Even with the money earmarked, there was still a $3,611 deficit. But, thanks to $1,000 donations by the Football Boosters, Volleyball Boosters and Soccer Boosters, that amount was trimmed down. Another donation by board member Anne Cox, as well as a commitment from the PTO, gave the board enough to reinstate the activities.
Porter explained his decision to vote against the proposals.
“I appreciate the effort I see in the community to come up with the funds to bring back these spring activities,” said Porter, “but there are still questions. One is who is going to clean up these buildings? I laid off custodians that clean our floors and bathrooms because we did not have enough money. I laid off good people. It is great we rallied and came up with enough money to hold our spring activities, but I haven’t seen any offers to bring back our custodians.
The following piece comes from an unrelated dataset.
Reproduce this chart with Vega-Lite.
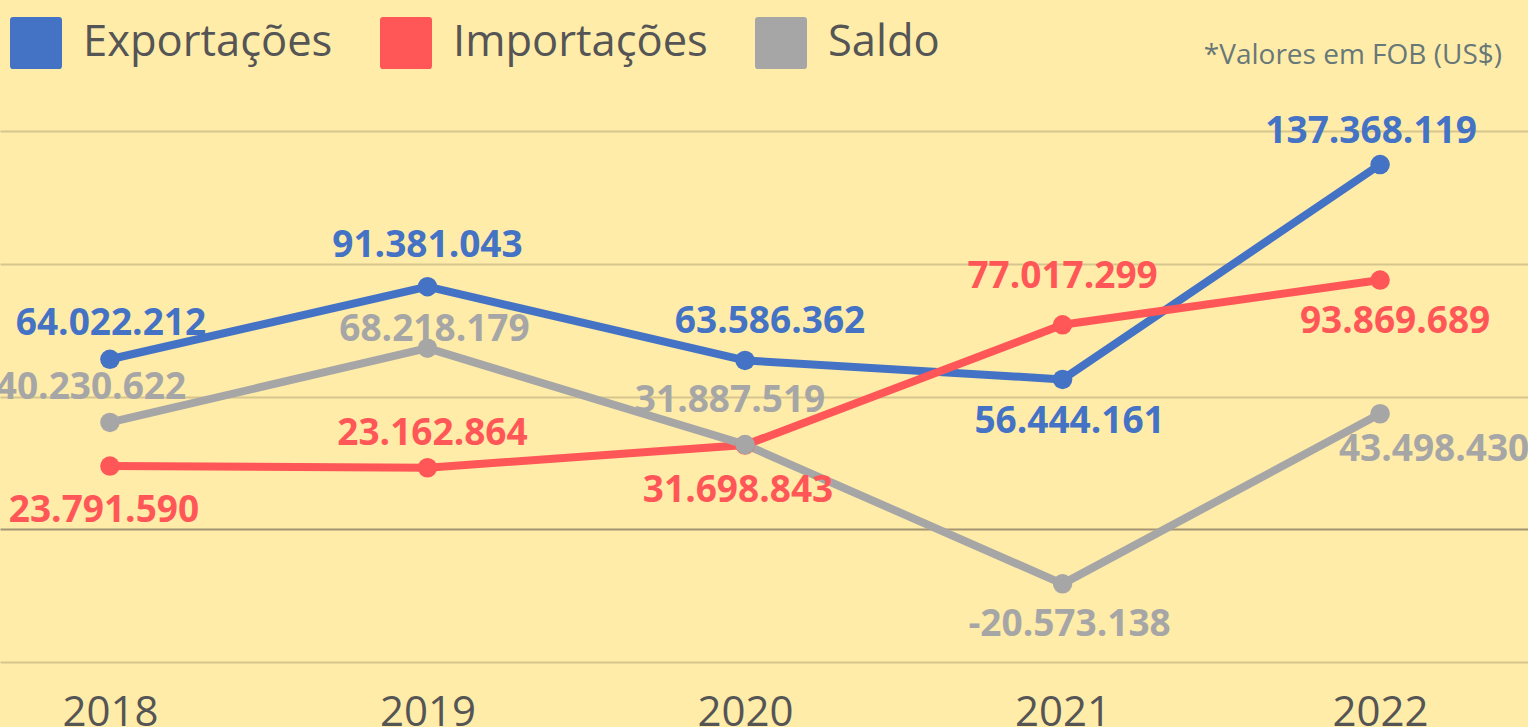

“I haven’t seen any offers to pay the utility bills. … I appreciate everybody rallying, but what message are we giving to the public? We came up with a few bucks, but I’m looking at a budget of $13 million. This $50,000 is pocket change. … What about the livelihood of the janitorial staff and secretaries I had to lay off at Christmas? How about coming up with money for those people?”
Despite the passage of the proposals, one thing was clear: Without a passage of a new levy in May, the district will be facing drastic cuts, including all extracurricular activities, next school year.
“We are doing this for spring 2009 and spring 2009 only,” said Willeke. “If we do not pass a levy in May, there will be no fall sports, no extracurricular activities or co-curricular activities. It will be the doors close at 4:30 and that’s the end. We cannot go without the money we so dearly need.”
“There will also be additional cuts to our curriculum,” he added. “We want to be up front. This comes down to money we don’t have. … We have to come up with the money to educate our children. That’s why we are here. It is about our children, and we have to get that message out.”